# Speech Processor

Component Type: Processor (Subcategory: Audio and Voice)

The SpeechProcessor component provides methods to use a speech recognition engine and a speech synthesizer, provided via the Microsoft Speech Platform Runtime 11 (opens new window). Originally the download was available through Microsoft Download (opens new window) but is now provided with the AsTeRICS 4.1 release (opens new window), as the official download was closed. The Microsoft Speech Platform provides recognition of spoken words and generation of synthesized speech (text-to-speech, TTS). Engines and language packs for 26 languages can be downloaded for free (see above link).

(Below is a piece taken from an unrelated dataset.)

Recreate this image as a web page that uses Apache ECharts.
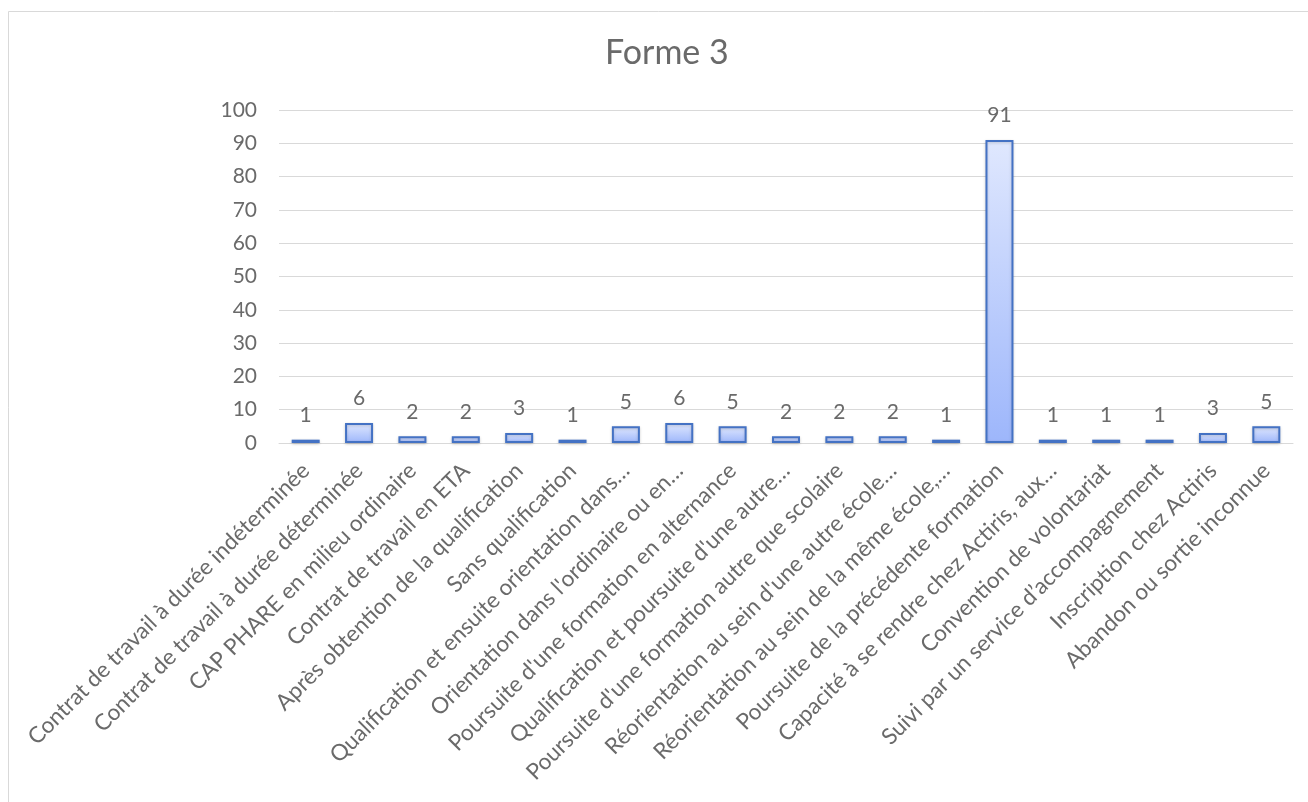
<!DOCTYPE html>
<html>
<head>
<meta charset="utf-8">
<script src="https://cdn.jsdelivr.net/npm/echarts@6/dist/echarts.min.js"></script>
<style>
  html, body { margin: 0; padding: 0; background: #fff; }
  #chart { width: 1308px; height: 802px; }
</style>
</head>
<body>
<div id="chart"></div>
<script>
// Parcours après la formation — effectifs par catégorie
const categories = [
  "Contrat de travail à durée indéterminée",
  "Contrat de travail à durée déterminée",
  "CAP PHARE en milieu ordinaire",
  "Contrat de travail en ETA",
  "Après obtention de la qualification",
  "Sans qualification",
  "Qualification et ensuite orientation dans…",
  "Orientation dans l'ordinaire ou en…",
  "Poursuite d'une formation en alternance",
  "Qualification et poursuite d'une autre…",
  "Poursuite d'une formation autre que scolaire",
  "Réorientation au sein d'une autre école…",
  "Réorientation au sein de la même école,…",
  "Poursuite de la précédente formation",
  "Capacité à se rendre chez Actiris, aux…",
  "Convention de volontariat",
  "Suivi par un service d’accompagnement",
  "Inscription chez Actiris",
  "Abandon ou sortie inconnue"
];
const values = [1, 6, 2, 2, 3, 1, 5, 6, 5, 2, 2, 2, 1, 91, 1, 1, 1, 3, 5];
const titleText = "Forme 3";

const textColor = "#6a6a6a";
const fontFamily = "Lato, 'Open Sans', sans-serif";

const chart = echarts.init(document.getElementById("chart"), null, { renderer: "canvas" });
chart.setOption({
  animation: false,
  backgroundColor: "#fff",
  title: {
    text: titleText,
    left: 600,
    top: 31,
    textStyle: { color: textColor, fontSize: 34, fontWeight: "normal", fontFamily: fontFamily }
  },
  graphic: [{
    type: "rect",
    shape: { x: 8.5, y: 11.5, width: 1320, height: 820 },
    style: { fill: "none", stroke: "#d9d9d9", lineWidth: 1 },
    silent: true,
    z: -1
  }],
  grid: { left: 279, right: 15, top: 110, bottom: 359, containLabel: false },
  xAxis: {
    type: "category",
    data: categories,
    axisLine: { show: true, lineStyle: { color: "#d9d9d9", width: 1 } },
    axisTick: { show: false },
    axisLabel: {
      interval: 0,
      rotate: 45,
      margin: 24,
      color: textColor,
      fontSize: 22.5,
      fontFamily: fontFamily
    }
  },
  yAxis: {
    type: "value",
    min: 0,
    max: 100,
    interval: 10,
    axisLine: { show: false },
    axisTick: { show: false },
    splitLine: { lineStyle: { color: "#d9d9d9", width: 1 } },
    axisLabel: { color: textColor, fontSize: 21, fontFamily: fontFamily, margin: 22 }
  },
  series: [{
    type: "bar",
    data: values,
    barWidth: 28,
    itemStyle: {
      color: new echarts.graphic.LinearGradient(0, 0, 0, 1, [
        { offset: 0, color: "#e0e8fe" },
        { offset: 1, color: "#9db6fb" }
      ]),
      borderColor: "#4472c4",
      borderWidth: 2,
      shadowColor: "rgba(0,0,0,0.18)",
      shadowBlur: 3,
      shadowOffsetY: 1
    },
    label: {
      show: true,
      position: "top",
      distance: 14,
      color: textColor,
      fontSize: 21,
      fontFamily: fontFamily
    }
  }]
});
</script>
</body>
</html>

The language (culture) of speech recognition and synthesis can be adjusted as a plugin property (currently English, German, Spanish and Polish are supported by the plugin, if the language packs are installed.) The supported voice commands can be set by the plugin properties. Recognized commands trigger events and are put to an output port as stings. Moreover, the component can receive strings which are spoken via the selected speech synthesizer. The component features special commands for activation, deactivation and speaking all supported commands

Screenshot: SpeechProcessor plugin

SpeechProcessor plugin

# Requirements

  • This component requires Microsoft’s Speech Platform version 11 Runtime and the desired language packs to be installed on the platform running the plugin.

# Input Port Description

  • speak [string]: This port receives strings containing sentences or words that should be spoken via a speech synthesizer which fits the selected language (text-to-speech).

# Output Port Description

  • command [string]: This output sends strings which have been recognized by the speech recognition engine (matching one of the commands defined by property values).

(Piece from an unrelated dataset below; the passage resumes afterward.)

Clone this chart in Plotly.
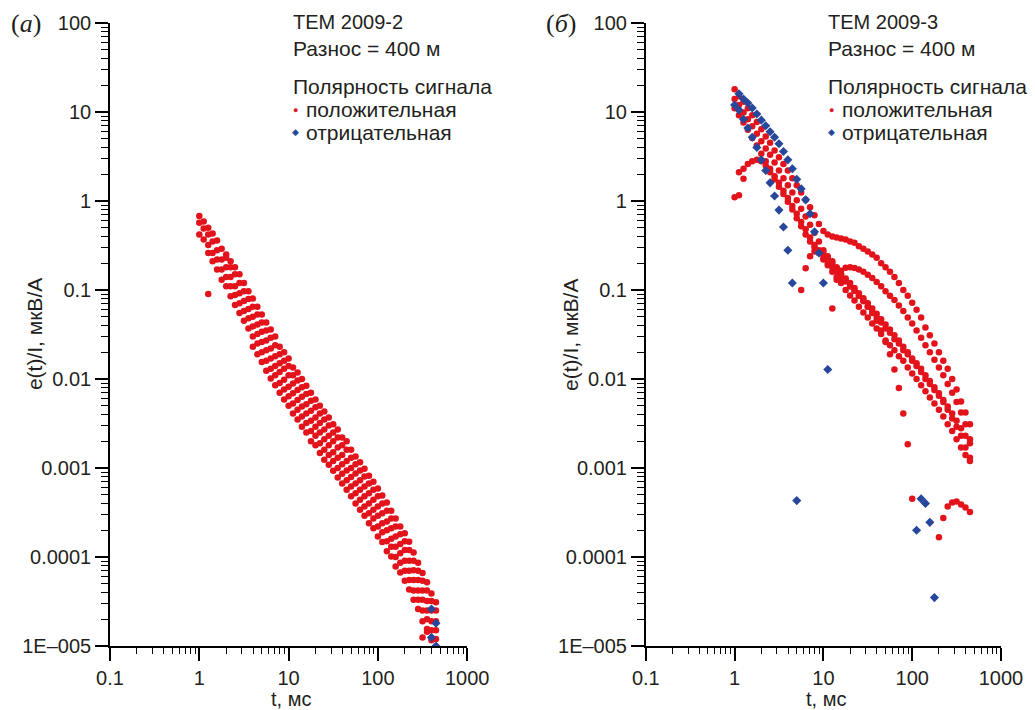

# Event Listener Description:

  • help: and incoming event starts the help mode where all supported voice commands will be spoken.

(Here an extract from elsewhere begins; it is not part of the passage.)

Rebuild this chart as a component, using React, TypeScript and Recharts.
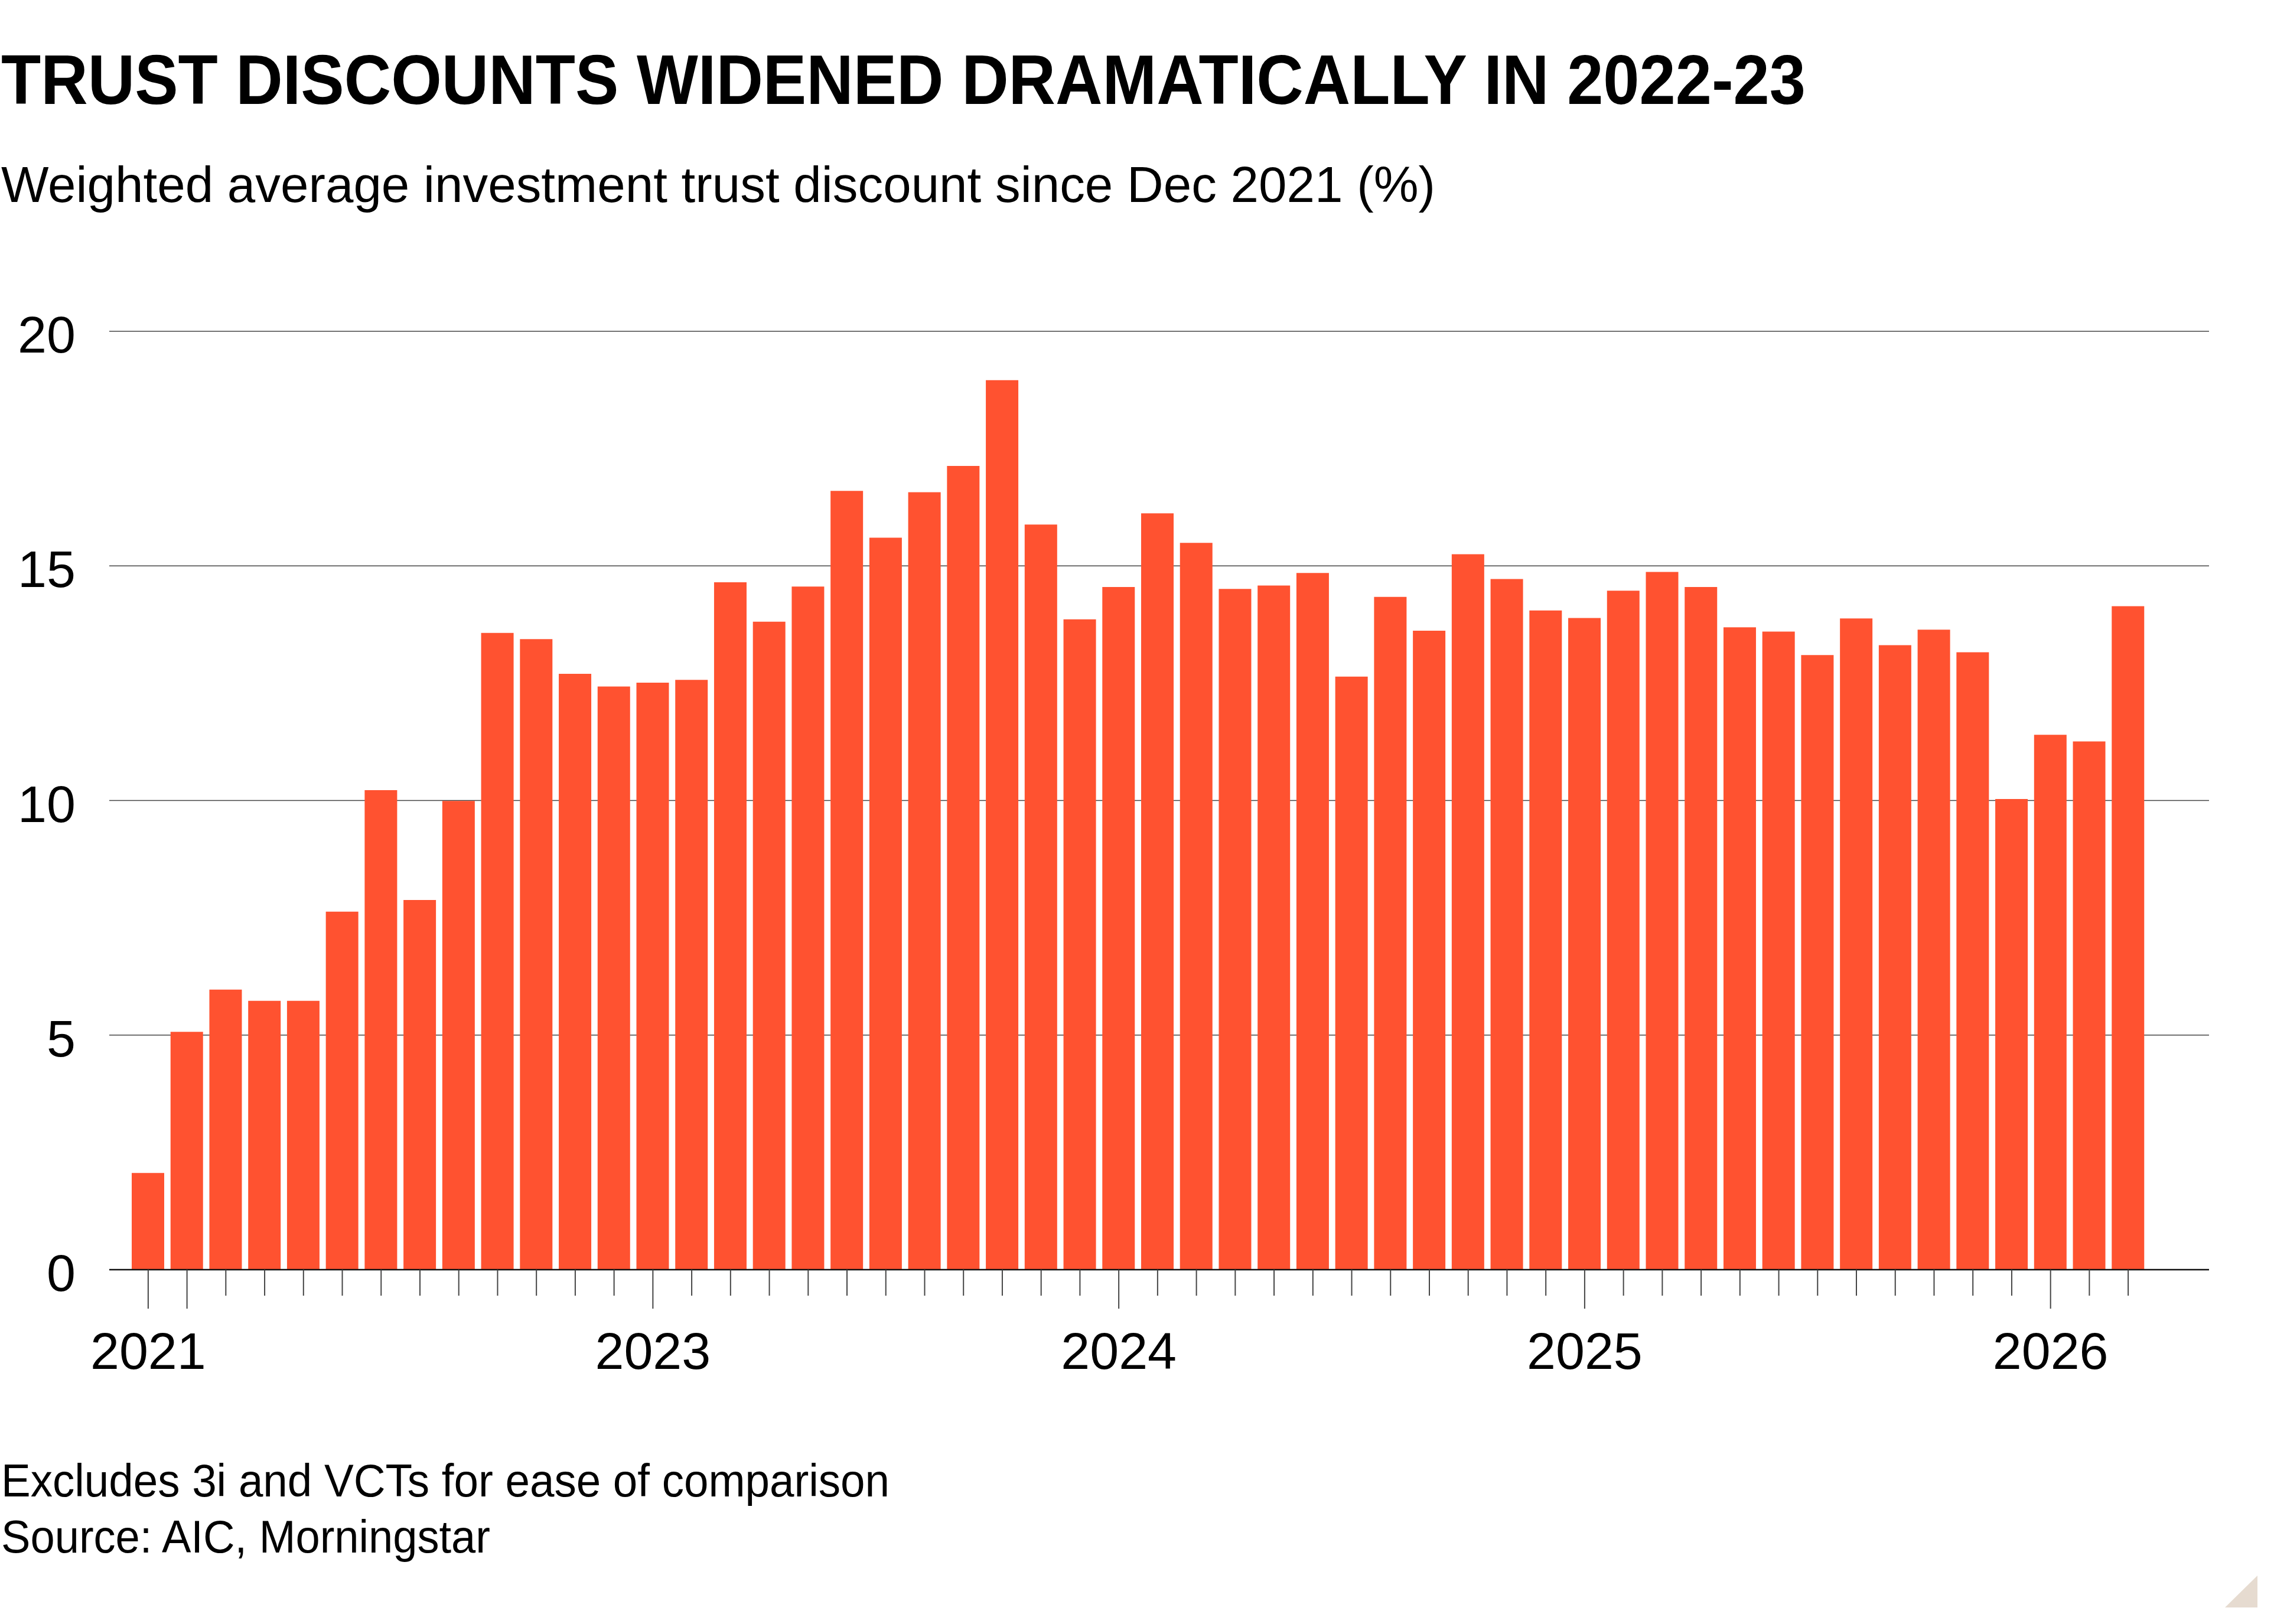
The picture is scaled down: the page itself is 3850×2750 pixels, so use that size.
import { BarChart, Bar, XAxis, YAxis, CartesianGrid } from 'recharts';

const months = [
  'Dec 2021',
  'Jan 2022', 'Feb 2022', 'Mar 2022', 'Apr 2022', 'May 2022', 'Jun 2022',
  'Jul 2022', 'Aug 2022', 'Sep 2022', 'Oct 2022', 'Nov 2022', 'Dec 2022',
  'Jan 2023', 'Feb 2023', 'Mar 2023', 'Apr 2023', 'May 2023', 'Jun 2023',
  'Jul 2023', 'Aug 2023', 'Sep 2023', 'Oct 2023', 'Nov 2023', 'Dec 2023',
  'Jan 2024', 'Feb 2024', 'Mar 2024', 'Apr 2024', 'May 2024', 'Jun 2024',
  'Jul 2024', 'Aug 2024', 'Sep 2024', 'Oct 2024', 'Nov 2024', 'Dec 2024',
  'Jan 2025', 'Feb 2025', 'Mar 2025', 'Apr 2025', 'May 2025', 'Jun 2025',
  'Jul 2025', 'Aug 2025', 'Sep 2025', 'Oct 2025', 'Nov 2025', 'Dec 2025',
  'Jan 2026', 'Feb 2026', 'Mar 2026',
];

const discount = [
  2.06,
  5.07, 5.97, 5.73, 5.73, 7.63, 10.22, 7.88, 9.99, 13.57, 13.44, 12.7, 12.43,
  12.51, 12.57, 14.65, 13.81, 14.56, 16.6, 15.6, 16.57, 17.13, 18.96, 15.88, 13.86,
  14.55, 16.12, 15.49, 14.51, 14.58, 14.85, 12.64, 14.34, 13.62, 15.25, 14.72, 14.05,
  13.89, 14.47, 14.87, 14.55, 13.69, 13.6, 13.1, 13.88, 13.31, 13.64, 13.16, 10.03,
  11.4, 11.26, 14.14,
];

// year labels and which months get a long tick
const yearLabels: Record<string, string> = {
  'Dec 2021': '2021',
  'Jan 2023': '2023',
  'Jan 2024': '2024',
  'Jan 2025': '2025',
  'Jan 2026': '2026',
};
const longTicks = ['Dec 2021', 'Jan 2022', 'Jan 2023', 'Jan 2024', 'Jan 2025', 'Jan 2026'];

const yTicks = [0, 5, 10, 15, 20];

const data = months.map((m, i) => ({ month: m, value: discount[i] }));

const FONT = '"Liberation Sans", Arial, sans-serif';

function MonthTick(props: any) {
  const { x, y, payload } = props;
  const long = longTicks.includes(payload.value);
  const label = yearLabels[payload.value];
  return (
    <g>
      <line x1={x} x2={x} y1={y} y2={y + (long ? 66 : 44)} stroke="#444" strokeWidth={2} />
      {label && (
        <text x={x} y={y + 168} textAnchor="middle" fontSize={88} fill="#000" fontFamily={FONT}>
          {label}
        </text>
      )}
    </g>
  );
}

function ValueTick(props: any) {
  const { y, payload } = props;
  return (
    <text x={128} y={y + 36} textAnchor="end" fontSize={88} fill="#000" fontFamily={FONT}>
      {payload.value}
    </text>
  );
}

export default function App() {
  return (
    <div style={{ position: 'absolute', left: 0, top: 0, width: 3850, height: 2750, background: '#fff' }}>
      <svg
        width={3850}
        height={2750}
        style={{ position: 'absolute', left: 0, top: 0, pointerEvents: 'none' }}
      >
        <text x={2} y={176} fontSize={119} fontWeight={700} fill="#000" fontFamily={FONT}
          textLength={3055} lengthAdjust="spacingAndGlyphs">
          TRUST DISCOUNTS WIDENED DRAMATICALLY IN 2022-23
        </text>
        <text x={2} y={342} fontSize={85} fill="#000" fontFamily={FONT}
          textLength={2428} lengthAdjust="spacingAndGlyphs">
          Weighted average investment trust discount since Dec 2021 (%)
        </text>
        <text x={2} y={2534} fontSize={78} fill="#000" fontFamily={FONT}
          textLength={1504} lengthAdjust="spacingAndGlyphs">
          Excludes 3i and VCTs for ease of comparison
        </text>
        <text x={2} y={2629} fontSize={78} fill="#000" fontFamily={FONT}
          textLength={828} lengthAdjust="spacingAndGlyphs">
          Source: AIC, Morningstar
        </text>
        <polygon points="3767,2722 3822,2668 3822,2722" fill="#E6DBD0" />
      </svg>
      <div style={{ position: 'absolute', left: 0, top: 0 }}>
        <BarChart
          width={3850}
          height={2750}
          data={data}
          margin={{ top: 561, right: 110, bottom: 500, left: 0 }}
          barSize={55}
        >
          <CartesianGrid horizontal vertical={false} stroke="#444" strokeWidth={1.5} />
          <XAxis
            dataKey="month"
            interval={0}
            height={100}
            padding={{ left: 33, right: 104 }}
            axisLine={{ stroke: '#111', strokeWidth: 2.5 }}
            tickLine={false}
            tickSize={0}
            tickMargin={0}
            tick={<MonthTick />}
          />
          <YAxis
            width={185}
            domain={[0, 20]}
            ticks={yTicks}
            interval={0}
            axisLine={false}
            tickLine={false}
            tick={<ValueTick />}
          />
          <Bar dataKey="value" fill="#FF5230" isAnimationActive={false} />
        </BarChart>
      </div>
    </div>
  );
}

# Event Triggerer Description:

  • activated: triggered when the recognition is activated via the defined activation command.
  • deActivated: triggered when the recognition is deactivated via the defined command.
  • recognizedCommand1 - recognizedCommand10: If an incoming word matches a command defined in the plugin properties, the corresponding event will fire.

# Properties

  • language [integer] (combobox selection): A combobox which defines which speech pack is to be used (currently: English, German, Spanish, Polish) - these language packs need to be installed !
  • recognitionConfidence [double]: This value defines the needed confidence for a valid recognition. The value can range from 0 to 1. A higher value results in a more precise pronunciation needed to detect a command, a lower level could lead to more false-positive recognition results.
  • speechLoopDelay [integer]: This value defines the minimal time between two speech commands. It is used to avoid recognition-loops
  • activationCommand [string]: a speech command to start the recognition of the other commands.
  • deactivationCommand [string]: a speech command to stop the recognition of the other commands.
  • helpCommand [string]: a speech command to speak out all supported voice commands.
  • mode [integer] (combobox selection): This property selects one out of three operating modes for the speech recognition:
    • “always active”: the command recognition is always running
    • “voice-triggered activation and deactivation”: the command recognition is started by the recognition of the activation command and stopped by the deactivation command (these commands are defined in the according properties).
    • “automatic deactivation after command recognition”: after a recognized command, the speech recognition will be bypassed until another activation command has been recognized.
    • “speech recognition disabled (TTS only)”: In this mode, the speech recognition engine is not used whichs saved CPU power in text-to-speech-only applications.
  • command1 to command10: The command strings which are checked by the speech recognition engines (these build the recognition grammar).